▶ [WHAT TO DO]: Find each line with the word "this" in it, then give the total alone.

▶ [RECORDS TO USE]:
• • • • • • •

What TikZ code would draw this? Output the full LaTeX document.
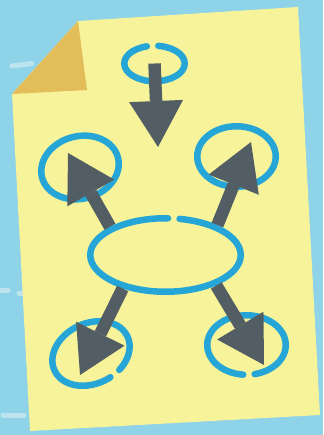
\documentclass[tikz,border=0pt]{standalone}
\usepackage{xcolor}
\usetikzlibrary{shapes.geometric, arrows.meta, positioning}
\definecolor{sky}{HTML}{8ED3E8}
\definecolor{note}{HTML}{F7F39A}
\definecolor{fold}{HTML}{E2BD5A}
\definecolor{ink}{HTML}{25A6D7}
\definecolor{slate}{HTML}{525E63}
\definecolor{streak}{HTML}{BDE3EF}
\tikzset{
  bubble/.style={draw=ink, ellipse, line width=6.5pt, inner sep=0pt, line cap=round},
  gapat/.style={dash pattern=on #1 off 11.5pt on 600pt off 0pt},
  pointer/.style={draw=slate, line width=12.5pt, -{Triangle[width=54pt, length=46pt, line width=0pt]}},
  streakline/.style={draw=streak, line width=5pt, line cap=round}
}

\begin{document}
\begin{tikzpicture}[x=1pt, y=-1pt]
  \useasboundingbox (0,0) rectangle (323,435);
  \fill[sky] (0,0) rectangle (323,435);

  \draw[streakline] (12,66) -- (32,63.5);
  \draw[streakline] (-3,290) -- (8,290);
  \draw[streakline] (19,293) -- (30,293);
  \draw[streakline] (3,415) -- (24,415);

  \fill[note] (78,21) -- (298,7) -- (320,415) -- (30,431) -- (12,94) -- cycle;
  \fill[fold] (78,21) -- (12,94) -- (87,90) -- cycle;

  \node[bubble, gapat=34.5pt, minimum width=60.5pt, minimum height=35.5pt] (top) at (154.5,63.5) {};
  \node[bubble, rotate=15, minimum width=78.5pt, minimum height=62.5pt] (left) at (80,167.5) {};
  \node[bubble, minimum width=78.5pt, minimum height=60.5pt] (right) at (236.5,156.5) {};
  \node[bubble, gapat=76.5pt, minimum width=150.5pt, minimum height=73.5pt] (hub) at (165.5,255) {};
  \node[bubble, gapat=174.5pt, rotate=25, minimum width=80.5pt, minimum height=60.5pt] (lowleft) at (91,353.5) {};
  \node[bubble, gapat=160pt, minimum width=78.5pt, minimum height=59.5pt] (lowright) at (246.5,345) {};

  \coordinate (topend) at (158,147);
  \coordinate (leftend) at (68,153);
  \coordinate (rightend) at (251,142);
  \coordinate (lowleftend) at (80,375);
  \coordinate (lowrightend) at (264,365);

  \draw[pointer] (top.center) -- (topend);
  \draw[pointer] (hub.153) -- (leftend);
  \draw[pointer] (hub.30) -- (rightend);
  \draw[pointer] (hub.218) -- (lowleftend);
  \draw[pointer] (hub.329) -- (lowrightend);
\end{tikzpicture}
\end{document}
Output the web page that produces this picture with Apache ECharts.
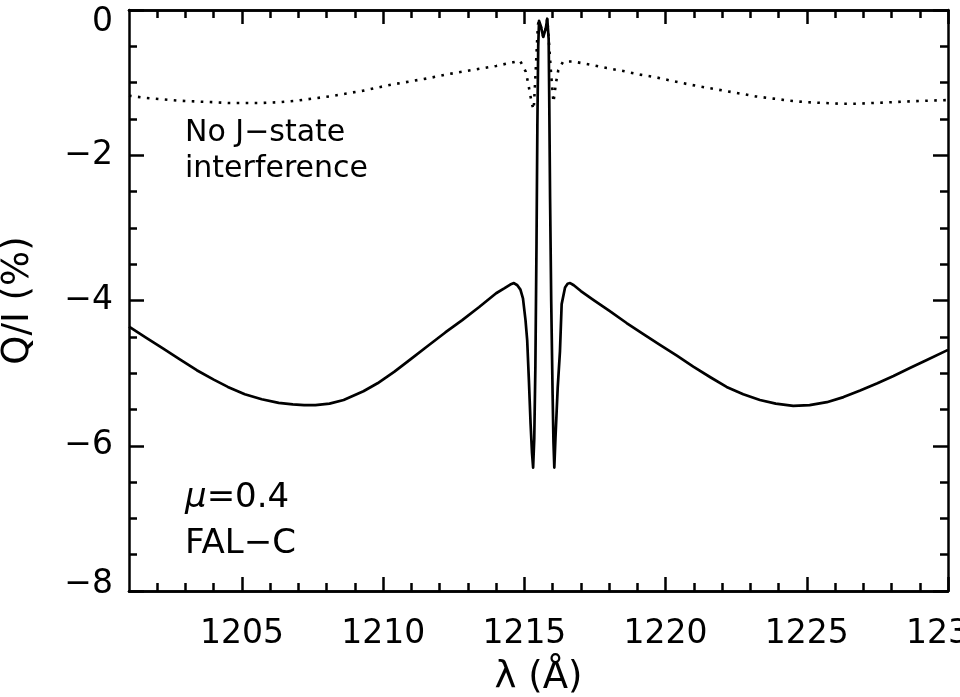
<!DOCTYPE html>
<html>
<head>
<meta charset="utf-8">
<script src="https://cdn.jsdelivr.net/npm/echarts@6/dist/echarts.min.js"></script>
<style>
  html, body { margin: 0; padding: 0; background: #fff; }
  #chart { width: 960px; height: 697px; }
</style>
</head>
<body>
<div id="chart"></div>
<script>
// Q/I profile across Lyman-alpha, with J-state interference (solid)
const solidLambda = [
  1201.0, 1201.6, 1202.2, 1202.8, 1203.4, 1204.0, 1204.5, 1205.1, 1205.7, 1206.3,
  1206.8, 1207.2, 1207.6, 1208.1, 1208.6, 1209.3, 1209.8, 1210.4, 1211.0, 1211.6,
  1212.2, 1212.8, 1213.4, 1214.0, 1214.3, 1214.5, 1214.63, 1214.75, 1214.86, 1214.95,
  1215.04, 1215.1, 1215.16, 1215.22, 1215.27, 1215.31, 1215.35, 1215.39, 1215.43, 1215.46,
  1215.49, 1215.52, 1215.58, 1215.67, 1215.76, 1215.81, 1215.84, 1215.86, 1215.88, 1215.91,
  1215.95, 1216.0, 1216.03, 1216.06, 1216.1, 1216.18, 1216.26, 1216.32, 1216.44, 1216.53,
  1216.62, 1216.75, 1217.0, 1217.44, 1218.0, 1218.62, 1219.2, 1219.8, 1220.4, 1220.98,
  1221.6, 1222.16, 1222.75, 1223.34, 1223.9, 1224.52, 1225.1, 1225.71, 1226.3, 1226.89,
  1227.5, 1228.07, 1228.65, 1229.25, 1230.0
];
const solidQI = [
  -4.36, -4.51, -4.66, -4.81, -4.96, -5.09, -5.19, -5.29, -5.36, -5.41,
  -5.43, -5.44, -5.44, -5.42, -5.37, -5.25, -5.14, -4.98, -4.80, -4.62,
  -4.44, -4.27, -4.09, -3.90, -3.83, -3.78, -3.76, -3.79, -3.85, -3.97,
  -4.27, -4.55, -5.1, -5.7, -6.1, -6.3, -5.9, -4.9, -3.2, -1.6,
  -0.5, -0.15, -0.22, -0.37, -0.25, -0.12, -0.11, -0.4, -1.2, -2.6,
  -4.0, -5.3, -5.95, -6.3, -5.9, -5.2, -4.7, -4.05, -3.82, -3.77,
  -3.76, -3.79, -3.87, -3.99, -4.14, -4.31, -4.46, -4.61, -4.76, -4.91,
  -5.06, -5.19, -5.29, -5.37, -5.42, -5.45, -5.44, -5.40, -5.33, -5.24,
  -5.14, -5.04, -4.93, -4.82, -4.68
];

// Same profile without J-state interference (dotted)
const dottedLambda = [
  1201.0, 1201.6, 1202.2, 1202.8, 1203.4, 1204.0, 1204.5, 1205.1, 1205.7, 1206.3,
  1206.9, 1207.5, 1208.1, 1208.7, 1209.3, 1209.9, 1210.4, 1211.0, 1211.6, 1212.2,
  1212.8, 1213.4, 1214.0, 1214.6, 1214.85, 1215.05, 1215.13, 1215.2, 1215.27, 1215.33,
  1215.38, 1215.43, 1215.48, 1215.52, 1215.58, 1215.67, 1215.76, 1215.81, 1215.84, 1215.88,
  1215.95, 1216.03, 1216.12, 1216.2, 1216.37, 1216.73, 1217.3, 1217.92, 1218.5, 1219.1,
  1219.7, 1220.27, 1220.9, 1221.46, 1222.05, 1222.64, 1223.2, 1223.82, 1224.4, 1225.0,
  1225.6, 1226.18, 1226.8, 1227.36, 1228.0, 1228.54, 1229.2, 1230.0
];
const dottedQI = [
  -1.18, -1.21, -1.23, -1.25, -1.26, -1.27, -1.28, -1.28, -1.28, -1.27,
  -1.25, -1.22, -1.19, -1.15, -1.11, -1.06, -1.02, -0.98, -0.94, -0.89,
  -0.85, -0.81, -0.77, -0.72, -0.70, -0.85, -1.0, -1.15, -1.30, -1.37,
  -1.0, -0.6, -0.2, -0.15, -0.22, -0.37, -0.25, -0.12, -0.11, -0.5,
  -0.9, -1.27, -1.0, -0.83, -0.71, -0.71, -0.75, -0.80, -0.84, -0.89,
  -0.93, -0.98, -1.03, -1.07, -1.11, -1.15, -1.19, -1.22, -1.25, -1.27,
  -1.28, -1.29, -1.29, -1.28, -1.27, -1.26, -1.25, -1.24
];

// Axis ticks and labels
const xMin = 1201, xMax = 1230;
const xMajorTicks = [1205, 1210, 1215, 1220, 1225, 1230];
const xMinorTicks = [1202, 1203, 1204, 1206, 1207, 1208, 1209, 1211, 1212, 1213, 1214,
  1216, 1217, 1218, 1219, 1221, 1222, 1223, 1224, 1226, 1227, 1228, 1229];
const yMin = -8, yMax = 0, yStep = 2;

const FONT = 'DejaVu Sans';
const INK = '#000';
const TICK_FONT = 33;
const TITLE_FONT = 37;
const NOTE_FONT = 34;

const pairs = (xs, ys) => xs.map((x, i) => [x, ys[i]]);

function xAxisDef(position, values, tickLen, withLabels) {
  return {
    type: 'value', min: xMin, max: xMax, position: position,
    axisLine: { show: true, onZero: false, lineStyle: { color: INK, width: 2.5 } },
    axisTick: { show: true, inside: true, length: tickLen, customValues: values,
                lineStyle: { color: INK, width: 2.5 } },
    axisLabel: withLabels ? { show: true, customValues: values, color: INK, fontFamily: FONT,
                fontSize: TICK_FONT, margin: 27, formatter: v => String(v) } : { show: false },
    splitLine: { show: false }
  };
}

// The end labels sit just inside the frame, so they are nudged toward the middle
function yLabel(v) {
  const s = v < 0 ? '\u2212' + Math.abs(v) : String(v);
  if (v === yMax) return '{top|' + s + '}';
  if (v === yMin) return '{bot|' + s + '}';
  return s;
}

function yAxisDef(position, withLabels) {
  return {
    type: 'value', min: yMin, max: yMax, interval: yStep, position: position,
    axisLine: { show: true, onZero: false, lineStyle: { color: INK, width: 2.5 } },
    axisTick: { show: true, inside: true, length: 15, lineStyle: { color: INK, width: 2.5 } },
    minorTick: { show: true, splitNumber: 4, length: 8, lineStyle: { color: INK, width: 2.5 } },
    axisLabel: withLabels ? {
      show: true, color: INK, fontFamily: FONT, fontSize: TICK_FONT, margin: 16,
      formatter: yLabel,
      rich: {
        top: { fontFamily: FONT, fontSize: TICK_FONT, color: INK, padding: [24, 0, 0, 0] },
        bot: { fontFamily: FONT, fontSize: TICK_FONT, color: INK, padding: [0, 0, 14, 0] }
      }
    } : { show: false },
    splitLine: { show: false },
    name: withLabels ? 'Q/I (%)' : '',
    nameLocation: 'middle', nameGap: 92,
    nameTextStyle: { color: INK, fontFamily: FONT, fontSize: TITLE_FONT }
  };
}

const chart = echarts.init(document.getElementById('chart'), null, { renderer: 'canvas' });
const bottomAxis = xAxisDef('bottom', xMajorTicks, 14, true);
bottomAxis.name = '\u03bb (\u00c5)';
bottomAxis.nameLocation = 'middle';
bottomAxis.nameGap = 69;
bottomAxis.nameTextStyle = { color: INK, fontFamily: FONT, fontSize: TITLE_FONT };

chart.setOption({
  animation: false,
  backgroundColor: '#fff',
  grid: { left: 129, right: 12, top: 10, bottom: 106, containLabel: false, outerBoundsMode: 'none' },
  xAxis: [
    bottomAxis,
    xAxisDef('bottom', xMinorTicks, 8, false),
    xAxisDef('top', xMajorTicks, 14, false),
    xAxisDef('top', xMinorTicks, 8, false)
  ],
  yAxis: [yAxisDef('left', true), yAxisDef('right', false)],
  series: [
    {
      type: 'line', data: pairs(dottedLambda, dottedQI), showSymbol: false,
      lineStyle: { color: INK, width: 2.6, type: [2.6, 6.4], cap: 'butt' }, z: 2
    },
    {
      type: 'line', data: pairs(solidLambda, solidQI), showSymbol: false,
      lineStyle: { color: INK, width: 2.7, join: 'round' }, z: 3
    }
  ],
  graphic: [
    { type: 'text', left: 185, top: 115,
      style: { text: 'No J\u2212state\ninterference', font: '30px "DejaVu Sans"', fill: INK, lineHeight: 36 } },
    { type: 'text', left: 185, top: 481,
      style: { text: '{mu|\u03bc}=0.4', font: NOTE_FONT + 'px "DejaVu Sans"', fill: INK,
               rich: { mu: { fontStyle: 'italic', fontFamily: FONT, fontSize: NOTE_FONT } } } },
    { type: 'text', left: 185, top: 527,
      style: { text: 'FAL\u2212C', font: NOTE_FONT + 'px "DejaVu Sans"', fill: INK } }
  ]
});
</script>
</body>
</html>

• • • • • • •

▶ [FINISHED EXERCISE]: 2